Às vezes nos ambientes menos propícios para determinados acontecimentos é justamente lá que eles acontecem. Não é possível cogitar que num grupo criado para reencontros de velhos amigos, ligados pelo ar de esperança e sonhos da adolescência, haja – em plena pandemia – em encontro inesperado com a desesperança, pesadelos e conflitos, sobretudo quando todos já caminham para o inevitável fim. Essa é uma experiência real. O ambiente político no Brasil dividiu a nação, dividiu a família e dividiu os amigos. Há os que apoiam incondicionalmente as bizarrices do presidente e os que, no meio da pandemia, querem uma possibilidade de sobrevivência. Aqui há um liame vivo com o pensamento de Hobbes quando afirmou que “o homem é o lobo do homem” na sua obra Leviatã, a mais famosa de seus escritos.
Na verdade, a frase é de autoria de Plautus, dramaturgo romano, que a cunhou em sua comédia intitulada Asinaria. A peça ficou conhecida exatamente como A Comédia dos Burros ou Comédia do Asno, que bem se aplicaria aos tempos em que vivemos. Na atualidade, em qualquer roda que se entre, há de se aturar o debate insano entre apoiar ou reprovar o Presidente que teima em relativizar a pandemia, como se a solução do problema fosse uma questão de orientação ideológica ou política. O combate à pandemia exige sacrifícios de todos, indistintamente, e um trabalho árduo e permanente da ciência. O presidente, contudo, insiste em achar que as decisões de prefeitos e governadores baseadas na ciência, são atos políticos para tirá-lo do poder. Suas posições são ferrenhamente defendidas por seus seguidores que fazem disso um cavalo de batalha dos quais não abrem mão. Nesse cenário cria-se o ambiente da incivilidade, da digladiação rasteira, do embate cruel, cujas vítimas viram estatísticas horrorosas, na concretização da máxima de Hobbes de que “o homem é o lobo do próprio homem”.
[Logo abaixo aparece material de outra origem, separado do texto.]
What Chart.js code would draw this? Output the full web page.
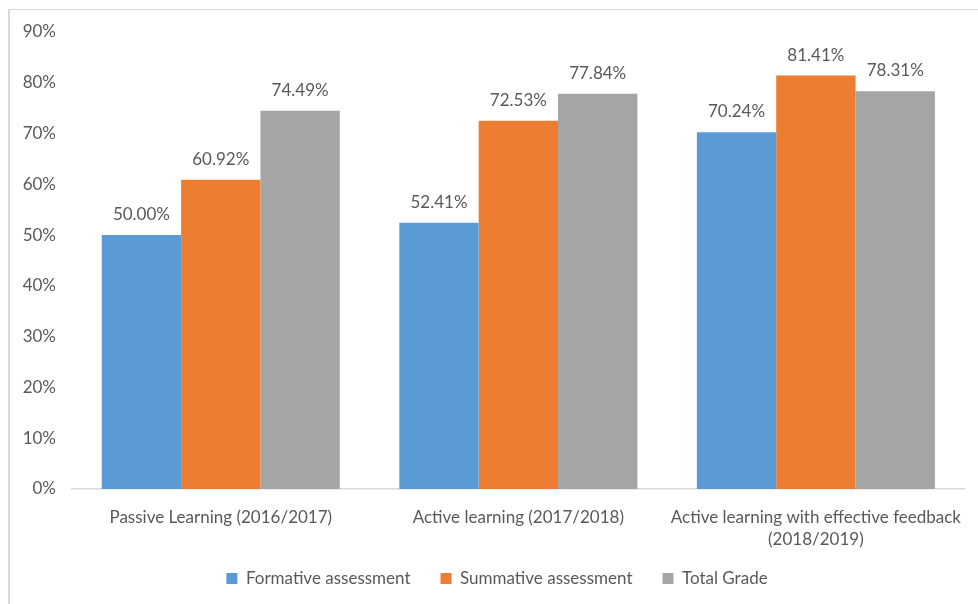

Segundo Hobbes “como tendência geral de todos os homens, [há] um perpétuo e irrequieto desejo de poder e mais poder, que cessa apenas com a morte”. É exatamente essa dimensão horrível que vivemos. Em plena pandemia junto com a contabilidade dos mortos, há a divulgação dos números da preferência do eleitor na briga insana pelo poder político. Há um estado concomitante de comoção e de disputa acirrada pelo poder. Há uma perda lastimável de vidas, como há um passivo enorme de amizades que se esvaem pelos cotejos políticos. Os lobos estão em ação com seus dentes ferozes manchados de sangue.
Estamos vivendo numa pátria programada para a destruição, sem nenhum projeto de construção ou reconstrução, ambientada para a guerra civil, com a derrocada das instituições, sem qualquer contrato social, onde se pretende impor o pensamento único, num almejado triunfo pútrido da galhofa como orientação de “governo”. Como vencer essa fase negra, da comédia de asno referida por Plautus, é uma missão diária. Os nossos lobos estão sedentos de sangue e vão as ruas sem temer os perigos, fazem carreatas, ameaçam, pregam impeachment de seus adversários e querem a morte da democracia que vergonhosamente agoniza. Contra eles, chegou a nossa vez de fazer arminha!